Wednesday, June 01, 2011

Magical Mystery Tour - Part 1


We drifted north up the coast and stayed in Mendocino for 2 nights, a small town more reminiscent of New England in its buildings than California. Miss Marple was filmed here (well, Murder She Wrote actually.....). There’s a beautiful coastal walk skirting the cliffs through meadows of coastal wild flowers.

We continued north and stayed for a night in Requa Inn. On the way, we travelled through the Avenue of the Giants, which is a 33 mile road running through numerous groves of giant redwoods, which are the tallest trees in the word, over 300 feet (100 metres). The Inn is a little gem hidden away on the bank of the serene Klamath River, with mountain and forest views. We spent a leisurely afternoon in the garden reading in the swing seat, sipping Californian Pinot.

We finally left California for Oregon, the centre of herbs or, as the Americans like to say “urbs”. Our first stop was a small motel in Yachats which is a beautiful small town overlooking the river Yachats and the Ocean. There’s a great small fish restaurant run by a fisherman who supplies the produce from his own boat. Our motel had a panoramic view of yet another pristine beach. All the beaches we’ve seen have been beautifully preserved. There’s never any litter, or in the streets for that matter. And people actually pick up the mess from their dogs which is just as well, as there are just as many dogs as people.

We moved on and inland to Portland, Oregon’s largest city, although not the state capital, which is Salem. We walked into Pearl, which is nearby to our apartment and the adjoining Downtown district, to get the vibe of the city, but there was something missing – the streets were largely deserted. Where have all the people gone? It turns out that half of them are in Deschutes microbrewery and the other half are perpetually jogging, cycling or walking along the riverfront walkways boarding the Willamette. The natives do love their beer, so there are several microbreweries to choose from, all offering a large selection of ale. Lots of variety and all served ice cold and gassy, so almost a blend between Aussie and English beer.

It rained almost constantly during our stay, we may have been unlucky, but given that every store and restaurant has complimentary umbrella bags, I doubt it.
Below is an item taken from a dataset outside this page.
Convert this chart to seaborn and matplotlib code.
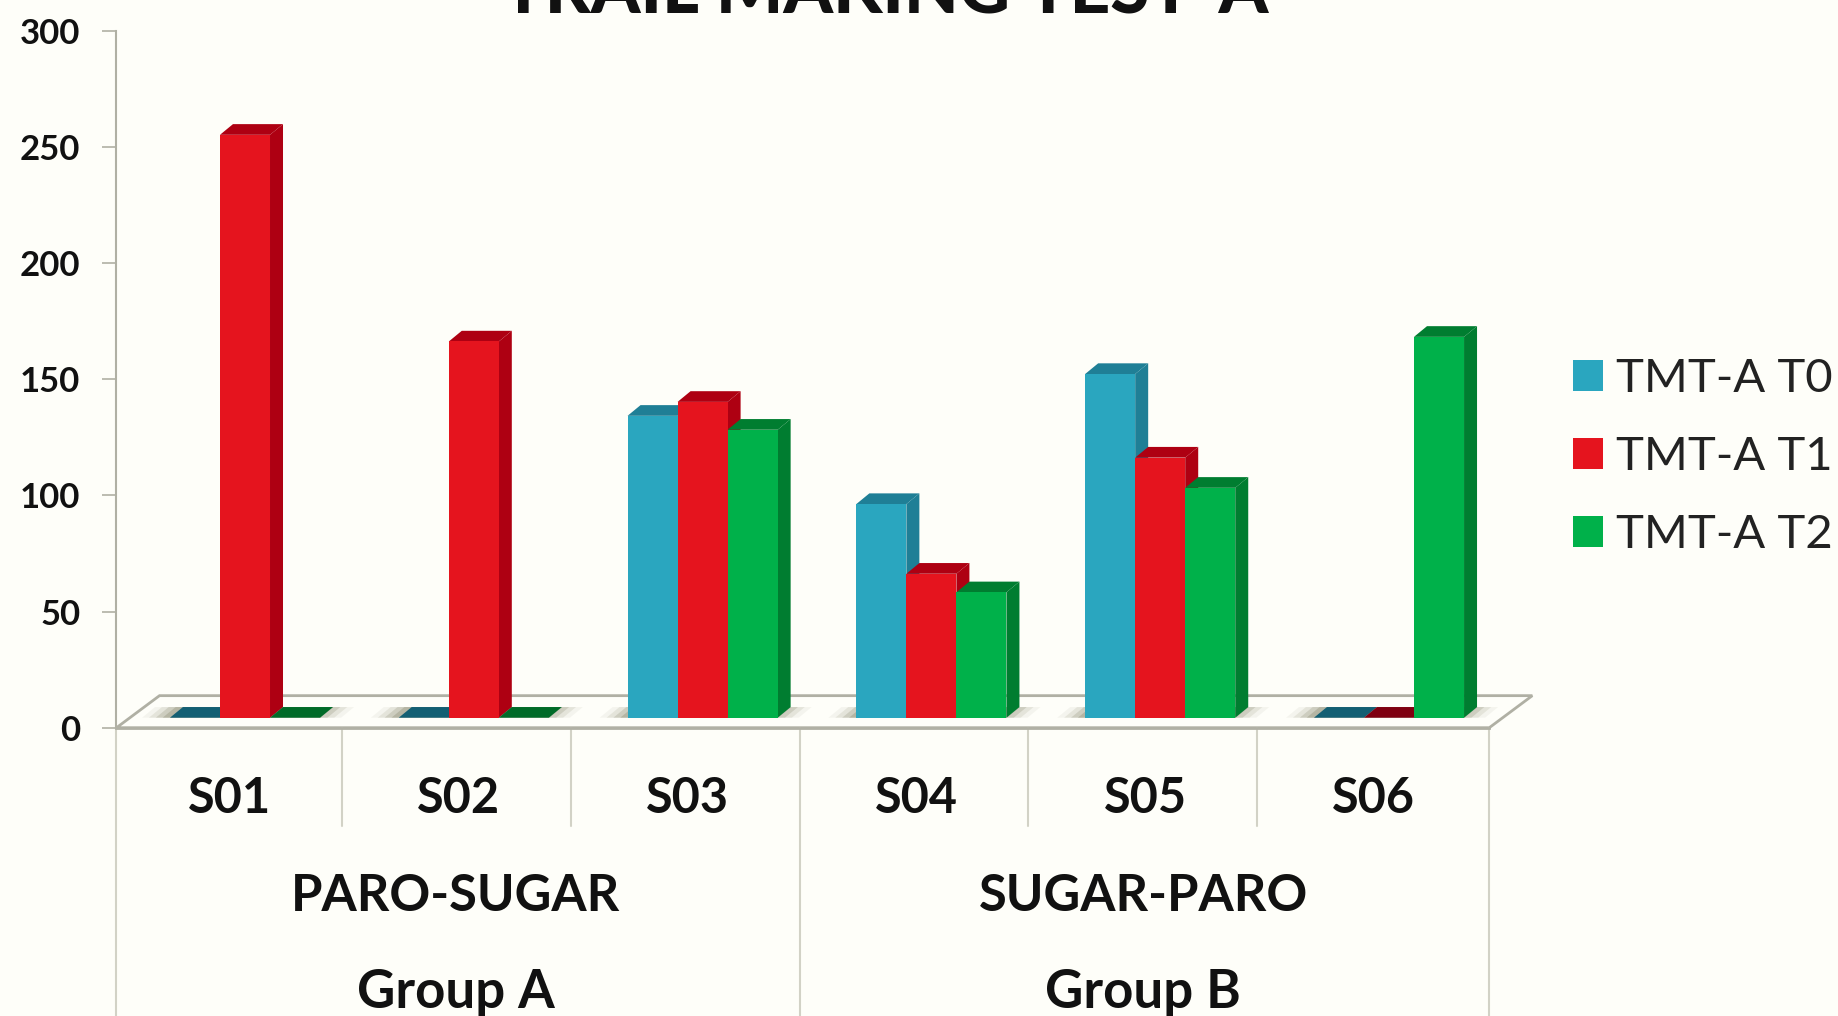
import pandas as pd
import matplotlib.pyplot as plt
from matplotlib.patches import Polygon, Patch
from matplotlib.lines import Line2D
import seaborn as sns

subjects = ['S01', 'S02', 'S03', 'S04', 'S05', 'S06']
tmt_t0 = [0, 0, 130, 92, 148, 0]
tmt_t1 = [251, 162, 136, 62, 112, 0]
tmt_t2 = [0, 0, 124, 54, 99, 164]
series_names = ['TMT-A T0', 'TMT-A T1', 'TMT-A T2']
groups = ['PARO-SUGAR', 'SUGAR-PARO']
group_names = ['Group A', 'Group B']
y_ticks = [0, 50, 100, 150, 200, 250, 300]

front = ['#2AA6BF', '#E5141E', '#00B14A']
side = ['#1F7F96', '#AE0012', '#007D30']
top = ['#135F73', '#7F0010', '#006B28']

BG = '#FEFEF9'
AXIS = '#B0B0A4'
LIGHT = '#D2D2C6'
FONT = 'Lato'

df = pd.DataFrame({'subject': subjects, series_names[0]: tmt_t0,
                   series_names[1]: tmt_t1, series_names[2]: tmt_t2})
df = df.melt(id_vars='subject', var_name='series', value_name='value')

sns.set_style('white')
plt.rcParams['font.family'] = [FONT, 'DejaVu Sans']

fig = plt.figure(figsize=(18.38, 10.16), dpi=100, facecolor=BG)
W, H = 1838, 1016
ax = fig.add_axes([116.5 / W, 1 - 727.7 / H, 1372.8 / W, 696.7 / H], facecolor='none')

# 3d look: bars stand a bit in front of the floor edge
lift = 4.3
dx, dy = 0.0568, 4.6
sns.barplot(data=df, x='subject', y='value', hue='series', palette=front,
            saturation=1, width=0.656, gap=0, errorbar=None, bottom=lift,
            linewidth=0, legend=False, ax=ax)

x0, x1 = -0.5616, 5.4384
ax.set_xlim(x0, x1)
ax.set_ylim(0, 300)

# floor
floor_dx, floor_dy = 0.188, 13.8
floor = Polygon([(x0, 0), (x1, 0), (x1 + floor_dx, floor_dy), (x0 + floor_dx, floor_dy)],
                closed=True, facecolor=BG, edgecolor=AXIS, linewidth=2,
                clip_on=False, zorder=1)
ax.add_patch(floor)

# soft shadow on the floor
for i in range(len(subjects)):
    for grow, alpha in [(0.0, 0.35), (0.03, 0.25), (0.06, 0.15), (0.09, 0.08)]:
        a = i - 0.36 - grow
        b = i + 0.33 + grow
        ax.add_patch(Polygon([(a, lift), (b, lift), (b + dx, lift + dy), (a + dx, lift + dy)],
                             closed=True, facecolor='#8A8A70', alpha=alpha,
                             linewidth=0, zorder=1.5, clip_on=False))

# side and top faces, taken from the bars seaborn drew
for k, cont in enumerate(ax.containers):
    for bar in cont:
        bar.set_zorder(3.6 + k)
        l, r = bar.get_x(), bar.get_x() + bar.get_width()
        b, t = bar.get_y(), bar.get_y() + bar.get_height()
        ax.add_patch(Polygon([(l, t), (r, t), (r + dx, t + dy), (l + dx, t + dy)],
                             closed=True, facecolor=top[k] if t == b else side[k],
                             linewidth=0, zorder=3.2 + k))
        if t > b:
            ax.add_patch(Polygon([(r, b), (r, t), (r + dx, t + dy), (r + dx, b + dy)],
                                 closed=True, facecolor=side[k], linewidth=0, zorder=3.3 + k))

# axes
sns.despine(ax=ax, right=True, top=True)
for name in ['left', 'bottom']:
    ax.spines[name].set_color(AXIS)
    ax.spines[name].set_linewidth(1.5)
ax.spines['bottom'].set_linewidth(2)
ax.set_yticks(y_ticks)
ax.set_yticklabels([str(v) for v in y_ticks], fontsize=25, fontweight='bold', color='#111111')
ax.tick_params(axis='y', left=True, length=10, width=1.2, color=AXIS, pad=16)
ax.set_xticks([i - 0.066 for i in range(len(subjects))])
ax.set_xticklabels(subjects, fontsize=35, fontweight='bold', color='#111111')
ax.tick_params(axis='x', bottom=False, length=0, pad=35)
ax.set_xlabel('')
ax.set_ylabel('')

# multi level category lines below the axis
trans = ax.get_xaxis_transform()
for i in range(7):
    long_line = i in (0, 3, 6)
    xp = x0 + i - (0.014 if 0 < i < 6 else 0)
    ax.add_line(Line2D([xp, xp], [0, -1.0 if long_line else -0.141], transform=trans,
                       color=LIGHT, linewidth=1.5, clip_on=False))

for g, name, cx in zip(groups, group_names, [0.922, 3.925]):
    ax.text(cx, -0.2416, g, transform=trans, ha='center', va='center',
            fontsize=36.5, fontweight='bold', color='#111111')
    ax.text(cx, -0.380, name, transform=trans, ha='center', va='center',
            fontsize=38, fontweight='bold', color='#111111')

fig.text(885 / W, 1 - 13 / H, 'TRAIL MAKING TEST-A', ha='center', va='baseline',
         fontsize=51, fontweight=900, color='#111111')

handles = [Patch(facecolor=c, edgecolor='none') for c in front]
ax.legend(handles, series_names, loc='upper left', bbox_to_anchor=(1573 / W, 1 - 358 / H),
          bbox_transform=fig.transFigure, frameon=False, fontsize=34,
          handlelength=0.64, handleheight=0.64, handletextpad=0.28, labelspacing=0.76,
          borderpad=0, borderaxespad=0, labelcolor='#222222')

fig.savefig('out.png', dpi=100, facecolor=BG)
We’ve had occasion to visit a few supermarkets staying as we are in mostly self-catering accommodation. All the staff are just so friendly, polite and helpful. Quite a change from the surly UK check out chick. If you look slightly confused wandering the aisles, a member of staff is always there with a cheerful “How are you today? Is there anything I can help you with?” I usually reply with a panicked “No, I’m fine thanks” while thinking “Can’t you see I’m English. Please leave me alone.” At the checkout, while several staff pack your groceries and polish your shoes, the person ringing up the bill engages you in some uplifting conversation before sending you off with “Have a nice day!” Yesterday, I was asked how I was enjoying my stay in Oregon. After I’d said that we could do with a little bit more sunshine, I was cheerfully told that the locals didn’t bother checking the forecast here. Just expect rain every day and, if the sun shines, then it’s a nice surprise.